*** Task input ***

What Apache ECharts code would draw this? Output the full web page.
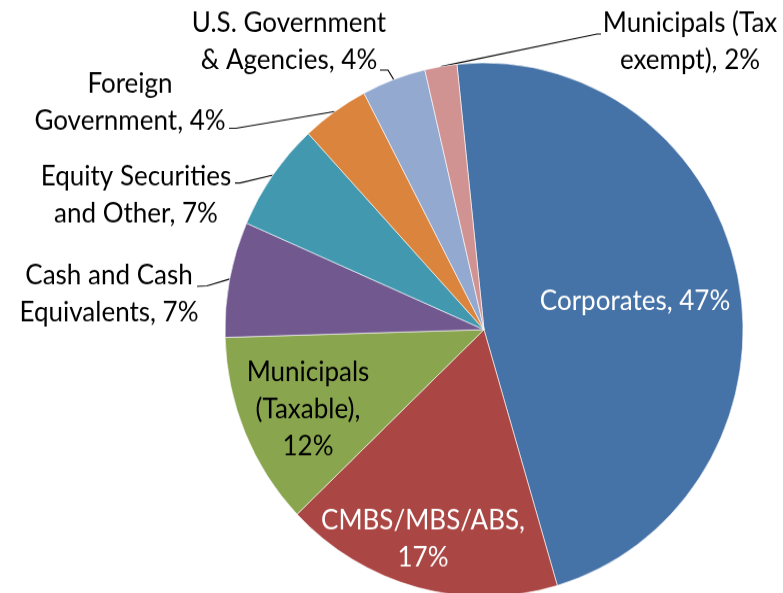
<!DOCTYPE html>
<html>
<head>
<meta charset="utf-8">
<script src="https://cdn.jsdelivr.net/npm/echarts@6/dist/echarts.min.js"></script>
<style>
  html { overflow: hidden; }
  body { margin: 0; padding: 0; background: #fff; height: 593px; }
  /* the source picture is stretched a little in height, so the pie is an ellipse */
  #main { width: 783px; height: 576px; transform: scale(1, 1.03); transform-origin: 0 0; }
</style>
</head>
<body>
<div id="main"></div>
<script>
var names = ['Corporates', 'CMBS/MBS/ABS', 'Municipals (Taxable)', 'Cash and Cash Equivalents',
             'Equity Securities and Other', 'Foreign Government', 'U.S. Government & Agencies', 'Municipals (Tax exempt)'];
var shares = [47.1, 17.4, 11.7, 7.0, 6.6, 4.2, 4.0, 2.0];
var labelFormats = [
    'Corporates, {d}%',
    'CMBS/MBS/ABS,\n{d}%',
    'Municipals\n(Taxable),\n{d}%',
    'Cash and Cash\nEquivalents, {d}%',
    'Equity Securities\nand Other, {d}%',
    'Foreign\nGovernment, {d}%',
    'U.S. Government\n& Agencies, {d}%',
    'Municipals (Tax\nexempt), {d}%'
];
var colors = ['#4572A7', '#AA4643', '#89A54E', '#71588F', '#4198AF', '#DB843D', '#93A9CF', '#D19392'];

// where each label sits (centre of the text block) and the bends of its leader line
var labelSpots = [[635, 293], [423, 524], [308, 398], [109, 286], [136, 190], [130, 100], [289, 41], [690, 41]];
var leaderEnds = [null, null, null,
    [[207, 277.5], [197, 278]],
    [[240, 177.7], [235, 177.7]],
    [[236, 124.5], [229, 124.5]],
    [[388, 68], [380, 68]],
    [[597, 33], [601, 33]]
];

var myChart = echarts.init(document.getElementById('main'));

var pieData = names.map(function (n, i) {
    var inside = !leaderEnds[i];
    return {
        name: n,
        value: shares[i],
        itemStyle: { color: colors[i] },
        label: { formatter: labelFormats[i], color: inside && i < 2 ? '#fff' : '#000' },
        labelLine: { show: !inside }
    };
});

var option = {
    animation: false,
    series: [
        {
            type: 'pie',
            center: [484, 320],
            radius: 259,
            startAngle: 96,
            clockwise: true,
            percentPrecision: 0,
            avoidLabelOverlap: false,
            itemStyle: { borderColor: '#fff', borderWidth: 0.6 },
            emphasis: { disabled: true },
            label: {
                show: true,
                position: 'outside',
                fontFamily: 'Lato',
                fontSize: 26,
                lineHeight: 36,
                align: 'center'
            },
            labelLine: {
                show: true,
                length: 10,
                length2: 10,
                lineStyle: { color: '#000', width: 1.2 }
            },
            labelLayout: function (params) {
                var i = params.dataIndex;
                var out = { x: labelSpots[i][0], y: labelSpots[i][1], align: 'center', verticalAlign: 'middle' };
                var p = params.labelLinePoints;
                if (leaderEnds[i] && p) {
                    out.labelLinePoints = [[p[0][0], p[0][1]]].concat(leaderEnds[i]);
                }
                return out;
            },
            data: pieData
        }
    ]
};

myChart.setOption(option);
</script>
</body>
</html>
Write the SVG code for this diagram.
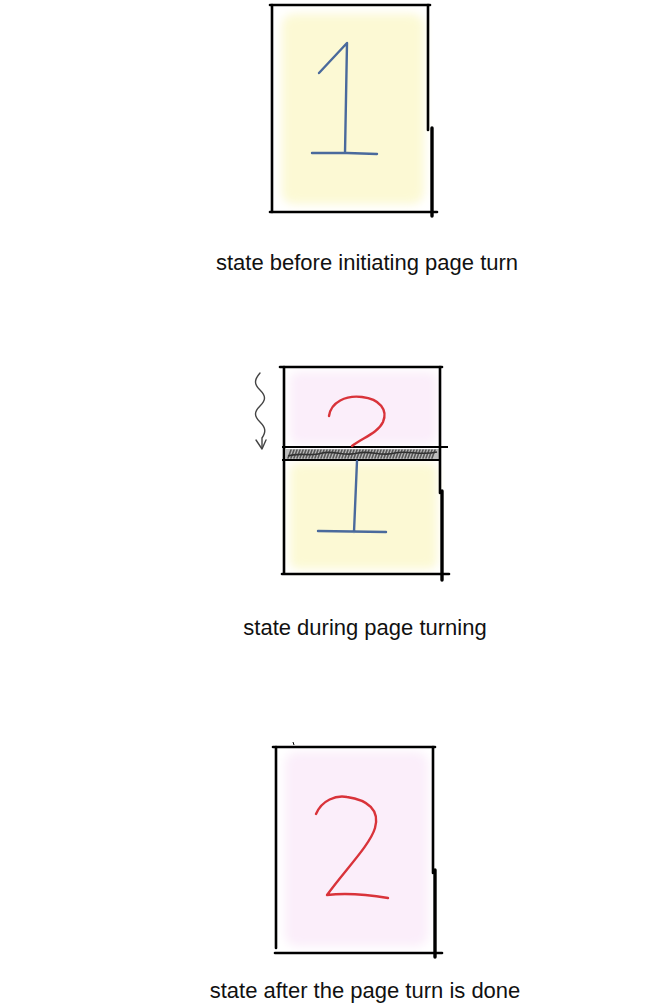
<svg xmlns="http://www.w3.org/2000/svg" width="657" height="1007" viewBox="0 0 657 1007">
<defs>
<filter id="soft" x="-20%" y="-20%" width="140%" height="140%"><feGaussianBlur stdDeviation="5"/></filter>
<filter id="hatchblur"><feGaussianBlur stdDeviation="0.5"/></filter>
<style>
.edge{stroke:#000;stroke-width:2.6;stroke-linecap:round;fill:none}
.thick{stroke:#000;stroke-width:3.4;stroke-linecap:round;fill:none}
.blue{stroke:#4a6a9c;stroke-width:2.4;stroke-linecap:round;stroke-linejoin:round;fill:none}
.red{stroke:#d9333a;stroke-width:2.4;stroke-linecap:round;stroke-linejoin:round;fill:none}
.yellow{fill:#fcf9d4}
.pink{fill:#fbeefa}
.cap{font-family:"Liberation Sans",Arial,sans-serif;font-size:22px;fill:#111;text-anchor:middle}
</style>
</defs>
<rect width="657" height="1007" fill="#fff"/>

<g id="page1">
<rect class="yellow" x="282" y="14" width="142" height="190" rx="12" filter="url(#soft)"/>
<line class="edge" x1="270" y1="5" x2="430" y2="5"/>
<line class="edge" x1="272" y1="5" x2="272" y2="212"/>
<line class="edge" x1="428" y1="5" x2="428" y2="130"/>
<line class="thick" x1="432" y1="128" x2="432" y2="216"/>
<line class="edge" x1="270" y1="212" x2="437" y2="212"/>
<path class="blue" d="M319,73 L347,43 L345,153 M312,153 L347,153 L377,154"/>
</g>
<text class="cap" x="367" y="270">state before initiating page turn</text>

<g id="page2">
<rect class="pink" x="290" y="372" width="147" height="72" rx="8" filter="url(#soft)"/>
<rect class="yellow" x="290" y="463" width="147" height="106" rx="8" filter="url(#soft)"/>
<rect x="286" y="449" width="153" height="10" fill="#bdbdbd"/>
<g filter="url(#hatchblur)">
<path d="M288,458 l3,-8 M291,458 l3,-8 M294,458 l3,-8 M297,458 l3,-8 M300,458 l3,-8 M303,458 l3,-8 M306,458 l3,-8 M309,458 l3,-8 M312,458 l3,-8 M315,458 l3,-8 M318,458 l3,-8 M321,458 l3,-8 M324,458 l3,-8 M327,458 l3,-8 M330,458 l3,-8 M333,458 l3,-8 M336,458 l3,-8 M339,458 l3,-8 M342,458 l3,-8 M345,458 l3,-8 M348,458 l3,-8 M351,458 l3,-8 M354,458 l3,-8 M357,458 l3,-8 M360,458 l3,-8 M363,458 l3,-8 M366,458 l3,-8 M369,458 l3,-8 M372,458 l3,-8 M375,458 l3,-8 M378,458 l3,-8 M381,458 l3,-8 M384,458 l3,-8 M387,458 l3,-8 M390,458 l3,-8 M393,458 l3,-8 M396,458 l3,-8 M399,458 l3,-8 M402,458 l3,-8 M405,458 l3,-8 M408,458 l3,-8 M411,458 l3,-8 M414,458 l3,-8 M417,458 l3,-8 M420,458 l3,-8 M423,458 l3,-8 M426,458 l3,-8 M429,458 l3,-8 M432,458 l3,-8" fill="none" stroke="#555" stroke-width="1.6" stroke-linecap="round"/>
<path d="M288,456 C300,452 310,457 322,453 C334,450 345,457 358,453 C370,450 382,457 395,453 C408,450 420,456 437,452" fill="none" stroke="#333" stroke-width="1.6"/>
</g>
<line class="edge" x1="280" y1="367" x2="442" y2="367"/>
<line class="edge" x1="284" y1="367" x2="284" y2="573"/>
<line class="edge" x1="440" y1="367" x2="440" y2="493"/>
<line class="thick" x1="442" y1="491" x2="442" y2="580"/>
<line class="edge" x1="282" y1="574" x2="449" y2="574"/>
<line x1="282" y1="447" x2="448" y2="447" stroke="#000" stroke-width="1.8"/>
<line x1="282" y1="460" x2="441" y2="460" stroke="#000" stroke-width="1.8"/>
<path class="red" d="M329,416 C331,402 346,395 362,397 C380,399 388,410 383,422 C378,433 362,438 352,446"/>
<path class="blue" d="M357,461 L354,532 M318,531 L386,532"/>
</g>
<text class="cap" x="365" y="635">state during page turning</text>

<g id="connectors">
<path d="M260,373 C254,380 254,384 260,390 C266,396 266,400 260,406 C254,412 254,416 260,422 C266,428 266,432 262,438 L262,448" fill="none" stroke="#444" stroke-width="1.4" stroke-linecap="round"/>
<path d="M256,440 L262,449 L266,440" fill="none" stroke="#444" stroke-width="1.4" stroke-linecap="round" stroke-linejoin="round"/>
</g>

<g id="page3">
<rect class="pink" x="285" y="752" width="143" height="194" rx="12" filter="url(#soft)"/>
<line class="edge" x1="273" y1="747" x2="435" y2="747"/>
<line x1="293" y1="742" x2="294" y2="745" stroke="#000" stroke-width="1"/>
<line class="edge" x1="276" y1="747" x2="276" y2="948"/>
<line class="edge" x1="433" y1="747" x2="433" y2="873"/>
<line class="thick" x1="435" y1="870" x2="435" y2="957"/>
<line class="edge" x1="275" y1="953" x2="442" y2="953"/>
<path class="red" d="M316,814 C322,800 336,795 347,797 C368,800 380,810 375,828 C370,845 345,870 327,895 C345,893 370,895 388,898"/>
</g>
<text class="cap" x="365" y="998">state after the page turn is done</text>
</svg>
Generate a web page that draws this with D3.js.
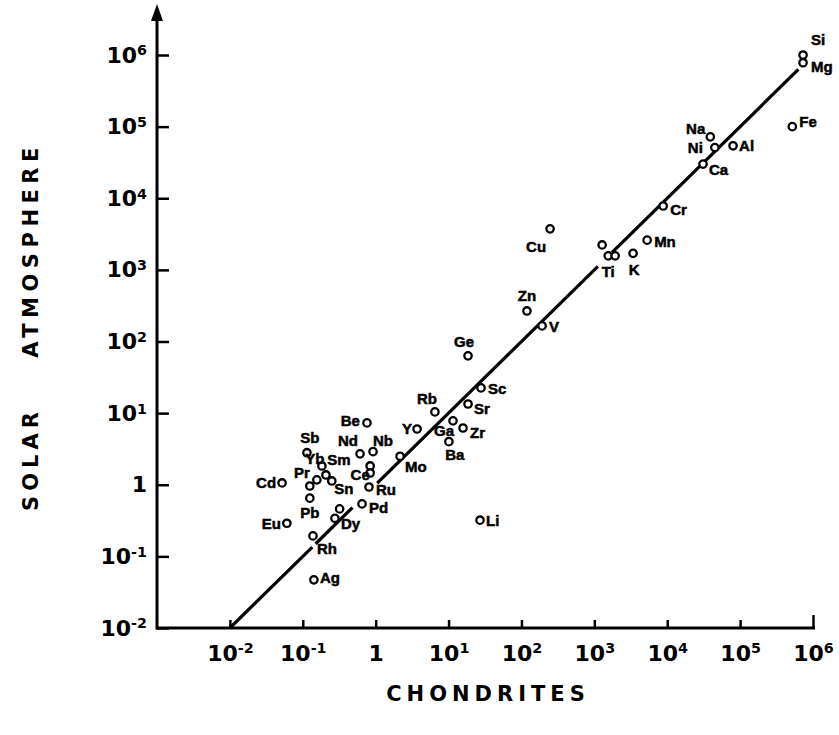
<!DOCTYPE html>
<html lang="en">
<head>
<meta charset="UTF-8">
<title>Solar atmosphere vs chondrites</title>
<script src="https://cdn.jsdelivr.net/npm/d3@7"></script>
<style>
  body { margin: 0; background: #fff; }
  .tick text, .ttl { font-family: "DejaVu Sans", sans-serif; font-weight: bold; fill: #000; }
  .lbl { font-family: "Liberation Sans", Arial, sans-serif; font-weight: bold; font-size: 15px;
         fill: #000; stroke: #000; stroke-width: 0.5px; }
</style>
</head>
<body>
<script>
// element names ("" = unlabelled point)
var elements = ["Si", "Mg", "Fe", "Na", "Ni", "Al", "Ca", "Cr", "Mn", "K", "Ti", "", "",
  "Cu", "Zn", "V", "Ge", "Sc", "Sr", "Rb", "Zr", "Ga", "Ba", "Y", "Mo", "Be", "Nd", "Nb",
  "Ce", "", "Ru", "Pd", "", "Dy", "Rh", "Pb", "Eu", "Ag", "Li", "Cd", "Sb", "Yb", "Sm",
  "Sn", "Pr", ""];
// abundance in chondrites (x)
var chondrites = [7.3e5, 7.3e5, 5.2e5, 3.9e4, 4.5e4, 8.0e4, 3.1e4, 8.8e3, 5.3e3, 3.4e3, 1.55e3, 1.93e3, 1.28e3,
  247, 119, 192, 18.5, 27.9, 18.5, 6.5, 15.8, 11.5, 10.1, 3.7, 2.16, 0.76, 0.61, 0.92,
  0.84, 0.84, 0.81, 0.65, 0.32, 0.276, 0.138, 0.125, 0.0605, 0.142, 27, 0.052, 0.114, 0.183, 0.208,
  0.25, 0.125, 0.156];
// abundance in the solar atmosphere (y)
var solar = [1.0e6, 7.8e5, 1.0e5, 7.2e4, 5.1e4, 5.4e4, 3.0e4, 7.8e3, 2.6e3, 1.7e3, 1.57e3, 1.57e3, 2.23e3,
  3.74e3, 267, 165, 63, 22.5, 13.4, 10.4, 6.2, 7.8, 4.0, 6.0, 2.5, 7.3, 2.7, 2.9,
  1.83, 1.46, 0.93, 0.54, 0.46, 0.34, 0.193, 0.65, 0.29, 0.047, 0.32, 1.06, 2.8, 1.83, 1.37,
  1.13, 0.96, 1.17];

var tickValues = [1e-2, 1e-1, 1, 1e1, 1e2, 1e3, 1e4, 1e5, 1e6];
var tickBase = ["10", "10", "1", "10", "10", "10", "10", "10", "10"];
var tickExp = ["-2", "-1", "", "1", "2", "3", "4", "5", "6"];

// pieces of the 1:1 line (chondrite range), broken where the original is broken
var fitLine = [[0.01, 0.135], [0.15, 0.48], [1.05, 1120], [1740, 6.3e5]];

// label placement relative to each point: dx, dy, anchor
var labelPos = {
  Si: [15, -15, "middle"], Mg: [8, 4, "start"], Fe: [7, -5, "start"], Na: [-5, -8, "end"],
  Ni: [-12, 0, "end"], Al: [6, 0, "start"], Ca: [6, 6, "start"], Cr: [7, 4, "start"],
  Mn: [7, 2, "start"], K: [1, 16, "middle"], Ti: [0, 16, "middle"], Cu: [-14, 18, "middle"],
  Zn: [0, -15, "middle"], V: [7, 1, "start"], Ge: [-4, -14, "middle"], Sc: [7, 1, "start"],
  Sr: [6, 5, "start"], Rb: [-8, -13, "middle"], Zr: [7, 5, "start"], Ga: [-9, 10, "middle"],
  Ba: [6, 13, "middle"], Y: [-5, 0, "end"], Mo: [5, 11, "start"], Be: [-7, -2, "end"],
  Nd: [-12, -13, "middle"], Nb: [10, -11, "middle"], Ce: [-10, 9, "middle"], Ru: [7, 3, "start"],
  Pd: [7, 4, "start"], Dy: [6, 5, "start"], Rh: [4, 13, "start"], Pb: [0, 15, "middle"],
  Eu: [-6, 0, "end"], Ag: [6, -2, "start"], Li: [6, 1, "start"], Cd: [-6, 0, "end"],
  Sb: [3, -15, "middle"], Yb: [-7, -7, "middle"], Sm: [13, -15, "middle"], Sn: [12, 8, "middle"],
  Pr: [-8, -13, "middle"]
};

var svg = d3.select("body").append("svg")
  .attr("width", 839)
  .attr("height", 735);

var x = d3.scaleLog().domain([1e-3, 1e6]).range([157, 813]);
var y = d3.scaleLog().domain([1e-2, 1e6]).range([628, 55]);

function superLabels(sel, size) {
  sel.selectAll(".tick text").each(function(d) {
    var i = tickValues.indexOf(d);
    var t = d3.select(this).text("").style("font-size", size + "px");
    t.append("tspan").text(tickBase[i]);
    if (tickExp[i]) {
      t.append("tspan").attr("dy", "-0.5em").style("font-size", "0.65em").text(tickExp[i]);
    }
  });
}

// x axis
var gx = svg.append("g")
  .attr("transform", "translate(0,628)")
  .call(d3.axisBottom(x).tickValues(tickValues).tickSize(-8).tickPadding(17).tickFormat(""));
gx.select(".domain").remove();
gx.selectAll(".tick line").attr("stroke-width", 2.5);
gx.selectAll(".tick").filter(function(d) { return d === 1e6; }).select("line").attr("y2", -13);
superLabels(gx, 22);

// y axis
var gy = svg.append("g")
  .attr("transform", "translate(157,0)")
  .call(d3.axisLeft(y).tickValues(tickValues).tickSize(-12).tickPadding(10).tickFormat(""));
gy.select(".domain").remove();
gy.selectAll(".tick line").attr("stroke-width", 2.5);
superLabels(gy, 22);

// axis lines + arrow
svg.append("line").attr("x1", 157).attr("x2", 815).attr("y1", 628).attr("y2", 628)
  .attr("stroke", "#000").attr("stroke-width", 3);
svg.append("line").attr("x1", 157).attr("x2", 157).attr("y1", 629.5).attr("y2", 16)
  .attr("stroke", "#000").attr("stroke-width", 3);
svg.append("path").attr("d", "M151,21L157,4L163,21Z").attr("fill", "#000");

// 1:1 line
svg.selectAll(".fit")
  .data(fitLine)
  .enter()
  .append("line")
  .attr("class", "fit")
  .attr("x1", function(d) { return x(d[0]); })
  .attr("y1", function(d) { return y(d[0]); })
  .attr("x2", function(d) { return x(d[1]); })
  .attr("y2", function(d) { return y(d[1]); })
  .attr("stroke", "#000")
  .attr("stroke-width", 3.2);

var pts = elements.map(function(e, i) { return {el: e, cx: chondrites[i], sy: solar[i]}; });

svg.selectAll("circle.pt")
  .data(pts)
  .enter()
  .append("circle")
  .attr("class", "pt")
  .attr("cx", function(d) { return x(d.cx); })
  .attr("cy", function(d) { return y(d.sy); })
  .attr("r", 3.7)
  .attr("fill", "#fff")
  .attr("stroke", "#000")
  .attr("stroke-width", 2.3);

svg.selectAll("text.lbl")
  .data(pts.filter(function(d) { return d.el !== ""; }))
  .enter()
  .append("text")
  .attr("class", "lbl")
  .attr("x", function(d) { return x(d.cx) + labelPos[d.el][0]; })
  .attr("y", function(d) { return y(d.sy) + labelPos[d.el][1]; })
  .attr("dy", "0.35em")
  .attr("text-anchor", function(d) { return labelPos[d.el][2]; })
  .text(function(d) { return d.el; });

// axis titles
svg.append("text").attr("class", "ttl")
  .attr("x", 488).attr("y", 701)
  .attr("text-anchor", "middle")
  .style("font-size", "21px").style("letter-spacing", "5px")
  .text("CHONDRITES");

svg.append("text").attr("class", "ttl")
  .attr("transform", "translate(38,459) rotate(-90)")
  .attr("text-anchor", "middle")
  .style("font-size", "21px").style("letter-spacing", "5px")
  .text("SOLAR");
svg.append("text").attr("class", "ttl")
  .attr("transform", "translate(38,250) rotate(-90)")
  .attr("text-anchor", "middle")
  .style("font-size", "21px").style("letter-spacing", "5.5px")
  .text("ATMOSPHERE");
</script>
</body>
</html>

***

-- Problem description --
Where a line above holds the string "this", show that line.

-- Written answer --
What Apache ECharts code would draw this? Output the full web page.
Write the SVG code for this diagram.
Generate a web page that draws this with D3.js.
    var t = d3.select(this).text("").style("font-size", size + "px");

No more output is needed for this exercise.